In 2020, the year in which auction houses were forced to innovate and replace physical sales with virtual ones, an unusual new record was made. An exhibit at a Christie’s auction fetched $31.8 million — and it wasn’t a piece of high-value artwork; rather, the well-preserved skeleton of a dinosaur.
The proceeds from the sale of Stan, a nearly 40-foot Tyrannosaurus rex that lived in the late cretaceous period, between 100 million and 66 million years ago, far exceeded the high estimate of $8 million, and smashed the previous record for a dinosaur fossil at a Sotheby’s auction — $8.4 million in 1997 — several times over.
Who wants to buy dinosaur fossils and why, and why are many experts deeply concerned about this trend?
Do dinosaur fossils frequently go under the hammer?
In 2020, a week after the record-breaking auction of Stan the T. rex at Christie’s 20th Century Evening Sale in New York on October 6, the Parisian auction house Binoche et Giquello sold a rare skeleton of a 10-metre-long Allosaurus — a large carnivorous dinosaur that lived in the late Jurassic period, 155 million to 145 million years ago — for €3 million (about $3.7 million).
Earlier in June, a 70 per cent intact 150 million-year-old fossil of a yet unnamed dinosaur, dug up in Wyoming, United States, between 2013 and 2015, was sold to a private collector for $2.36 million.
How did Stan the T. rex come into the auction circuit?
Discovered in 1987 by an amateur palaeontologist named Stan Sacrison, the fossil, which stands 13 feet high and is 40 feet long, had been at the private Black Hills Institute of Geological Research in Hill City, South Dakota. The skeleton of the dinosaur, which would perhaps have weighed nearly 8 tonnes when it was alive, is considered to be one of the finest specimens of the T. rex, and several of its high-quality casts are in museums the world over.
It has been reported that the fossil came into the market as a result of a dispute. In 2015, Neal Larson, a shareholder in the Black Hills Institute, a family-owned business, sued the company after being dismissed, following which a court ruled that Stan had to be sold to pay Larson for his stake in the institute.

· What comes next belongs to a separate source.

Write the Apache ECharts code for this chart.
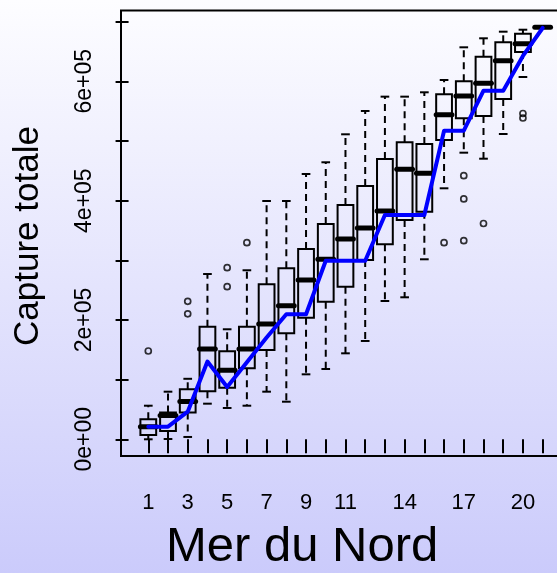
<!DOCTYPE html>
<html>
<head>
<meta charset="utf-8">
<script src="https://cdn.jsdelivr.net/npm/echarts@6/dist/echarts.min.js"></script>
<style>
  html, body { margin: 0; padding: 0; }
  #chart { width: 557px; height: 573px; }
</style>
</head>
<body>
<div id="chart"></div>
<script>
// Catch per area (1..21), summarised as boxplot statistics
const categories = [1, 2, 3, 4, 5, 6, 7, 8, 9, 10, 11, 12, 13, 14, 15, 16, 17, 18, 19, 20, 21];
const whiskerLow  = [0, 500, 3900, 59700, 52500, 56300, 79800, 63000, 108900, 117800, 144100, 164800, 231800, 238000, 301700, 420700, 480400, 470300, 511700, 607200, 690500];
const quartile1   = [7200, 13900, 44900, 80600, 86500, 119000, 149700, 177700, 203800, 230600, 255800, 300500, 326800, 367600, 381500, 501700, 538000, 541900, 570400, 649200, 690500];
const medians     = [21100, 39900, 63400, 151200, 115800, 151200, 193300, 223900, 267000, 301700, 335700, 354200, 382700, 452600, 445900, 543900, 575400, 596700, 634600, 663100, 690500];
const quartile3   = [33500, 44900, 83800, 188700, 147500, 188700, 259800, 286600, 319000, 360900, 392700, 424600, 469800, 497800, 495000, 578200, 600000, 641300, 665400, 679800, 690500];
const whiskerHigh = [56300, 79800, 101400, 277000, 184400, 283300, 399400, 399400, 444700, 464300, 511200, 550300, 574300, 574300, 581600, 602200, 657000, 672100, 683200, 686500, 690500];

// Outlying values, listed per area
const outlierAreas  = [1, 3, 3, 5, 5, 6, 16, 17, 17, 17, 18, 20, 20];
const outlierValues = [148000, 231300, 210300, 287600, 255800, 329500, 329500, 441800, 402800, 332900, 361700, 546100, 538500];

// Reference capture curve (blue)
const referenceCurve = [21100, 21100, 46300, 130400, 87700, 129100, 170600, 209500, 209500, 299200, 299200, 299200, 376000, 376000, 376000, 517200, 517200, 584300, 584300, 642500, 689400];

// Axis ticks and labels
const yTickValues  = [0, 100000, 200000, 300000, 400000, 500000, 600000, 700000];
const yLabelValues = [0, 200000, 400000, 600000];
const yLabelTexts  = ['0e+00', '2e+05', '4e+05', '6e+05'];
const xLabelValues = [1, 3, 5, 7, 9, 11, 14, 17, 20];

const FONT = 'Liberation Sans';

const boxData = categories.map((c, i) => [c, whiskerLow[i], quartile1[i], medians[i], quartile3[i], whiskerHigh[i]]);
const outlierData = outlierAreas.map((a, i) => [a, outlierValues[i]]);
const curveData = categories.map((c, i) => [c, referenceCurve[i]]);

const BOX_HALF = 0.4;    // half box width, in category units
const CAP_HALF = 0.22;   // half staple width

function renderBox(params, api) {
  const x = api.value(0);
  const lo = api.coord([x, api.value(1)]);
  const q1 = api.coord([x, api.value(2)]);
  const md = api.coord([x, api.value(3)]);
  const q3 = api.coord([x, api.value(4)]);
  const hi = api.coord([x, api.value(5)]);
  const left = api.coord([x - BOX_HALF, 0])[0];
  const right = api.coord([x + BOX_HALF, 0])[0];
  const capL = api.coord([x - CAP_HALF, 0])[0];
  const capR = api.coord([x + CAP_HALF, 0])[0];
  const cx = lo[0];
  const solid = { stroke: '#000', lineWidth: 2, fill: null };
  const dashed = { stroke: '#000', lineWidth: 2, lineDash: [7, 5], fill: null };
  const children = [];
  if (hi[1] < q3[1]) {
    children.push({ type: 'line', shape: { x1: cx, y1: q3[1], x2: cx, y2: hi[1] }, style: dashed });
    children.push({ type: 'line', shape: { x1: capL, y1: hi[1], x2: capR, y2: hi[1] }, style: solid });
  }
  if (lo[1] > q1[1]) {
    children.push({ type: 'line', shape: { x1: cx, y1: q1[1], x2: cx, y2: lo[1] }, style: dashed });
    children.push({ type: 'line', shape: { x1: capL, y1: lo[1], x2: capR, y2: lo[1] }, style: solid });
  }
  if (q1[1] - q3[1] > 0.5) {
    children.push({ type: 'rect', shape: { x: left, y: q3[1], width: right - left, height: q1[1] - q3[1] }, style: solid });
  }
  children.push({ type: 'line', shape: { x1: left, y1: md[1], x2: right, y2: md[1] },
    style: { stroke: '#000', lineWidth: 5, lineCap: 'round', fill: null } });
  return { type: 'group', children: children };
}

const chart = echarts.init(document.getElementById('chart'), null, { renderer: 'canvas' });

chart.setOption({
  animation: false,
  backgroundColor: new echarts.graphic.LinearGradient(0, 0, 0, 1, [
    { offset: 0, color: '#fdfdff' },
    { offset: 1, color: '#cbcbfb' }
  ]),
  grid: {
    left: 121, top: 10.5, width: 448, bottom: 117,
    outerBoundsMode: 'none', containLabel: false,
    show: true, borderColor: '#000', borderWidth: 2, backgroundColor: 'transparent'
  },
  xAxis: {
    type: 'value', min: -0.384, max: 22.336,
    splitLine: { show: false },
    axisLine: { show: false },
    axisTick: { show: true, customValues: categories, length: 14, inside: false, lineStyle: { color: '#000', width: 2 } },
    axisLabel: {
      show: true, customValues: xLabelValues, margin: 36,
      fontFamily: FONT, fontSize: 22, color: '#000',
      formatter: v => String(v)
    }
  },
  yAxis: {
    type: 'value', min: -28000, max: 718700,
    splitLine: { show: false },
    axisLine: { show: false },
    axisTick: { show: true, customValues: yTickValues, length: 13, lineStyle: { color: '#000', width: 2 } },
    axisLabel: {
      show: true, customValues: yLabelValues, rotate: 90, margin: 25,
      fontFamily: FONT, fontSize: 23, color: '#000',
      formatter: v => yLabelTexts[yLabelValues.indexOf(v)]
    }
  },
  graphic: [
    {
      type: 'text', x: 28, y: 236, rotation: Math.PI / 2,
      style: { text: 'Capture totale', font: '35px ' + FONT, fill: '#000', align: 'center', verticalAlign: 'middle' }
    },
    {
      type: 'text', x: 166, y: 547,
      style: { text: 'Mer du Nord', font: '49px ' + FONT, fill: '#000', align: 'left', verticalAlign: 'middle' }
    }
  ],
  series: [
    {
      type: 'custom', renderItem: renderBox, data: boxData, clip: false,
      encode: { x: 0, y: [1, 2, 3, 4, 5] }, z: 2
    },
    {
      type: 'scatter', data: outlierData, symbol: 'circle', symbolSize: 6,
      itemStyle: { color: 'rgba(0,0,0,0)', borderColor: '#000', borderWidth: 1.7 }, z: 3
    },
    {
      type: 'line', data: curveData, showSymbol: false, symbol: 'none',
      lineStyle: { color: '#0000ff', width: 4, cap: 'round', join: 'round' }, z: 4
    }
  ]
});
</script>
</body>
</html>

Why are palaeontologists concerned about the sale?
Palaeontologists have raised concerns that the commercial sale of dinosaur fossils and escalating prices would encourage people to sell well-preserved fossils in the open market rather than leaving them for palaeontologists to study. They also fear that most of the good fossils will probably enter private collections, as universities and museums may not be able to match the high prices they offer.
Earlier this year, the US-based Society of Vertebrate Palaeontology, a body of palaeontologists, students, artists and advocates committed to the preservation of vertebrate remains, wrote to Christie’s, asking them to limit bidders for Stan to public research institutions.
By what laws are fossil sales governed?
In the US, fossil bones found on federal land are public property, and can be collected only by researchers with permits. These go to public trust and repositories, including accredited museums. Fossils discovered on private land, however, can be bought and sold. In Canada, Mongolia, China, and Argentina, fossils can’t be exported, even though cases of black marketing have come to light.
In India, too, palaeontologists fear that the country’s rich fossil heritage is under threat in the absence of stringent laws and preservation efforts.
How popular are dinosaur fossils?
The fact that Christie’s auctioned Stan in a sale of contemporary art rather than a natural history auction is being seen as an indicator of the collector base of the fossils. While Hollywood actors, including Nicolas Cage, Russell Crowe and Leonardo DiCaprio, are known to buy dinosaur fossils, there is also a broad collector base in countries such as China, Hong Kong, Taiwan, Thailand, Singapore, Indonesia and the Philippines.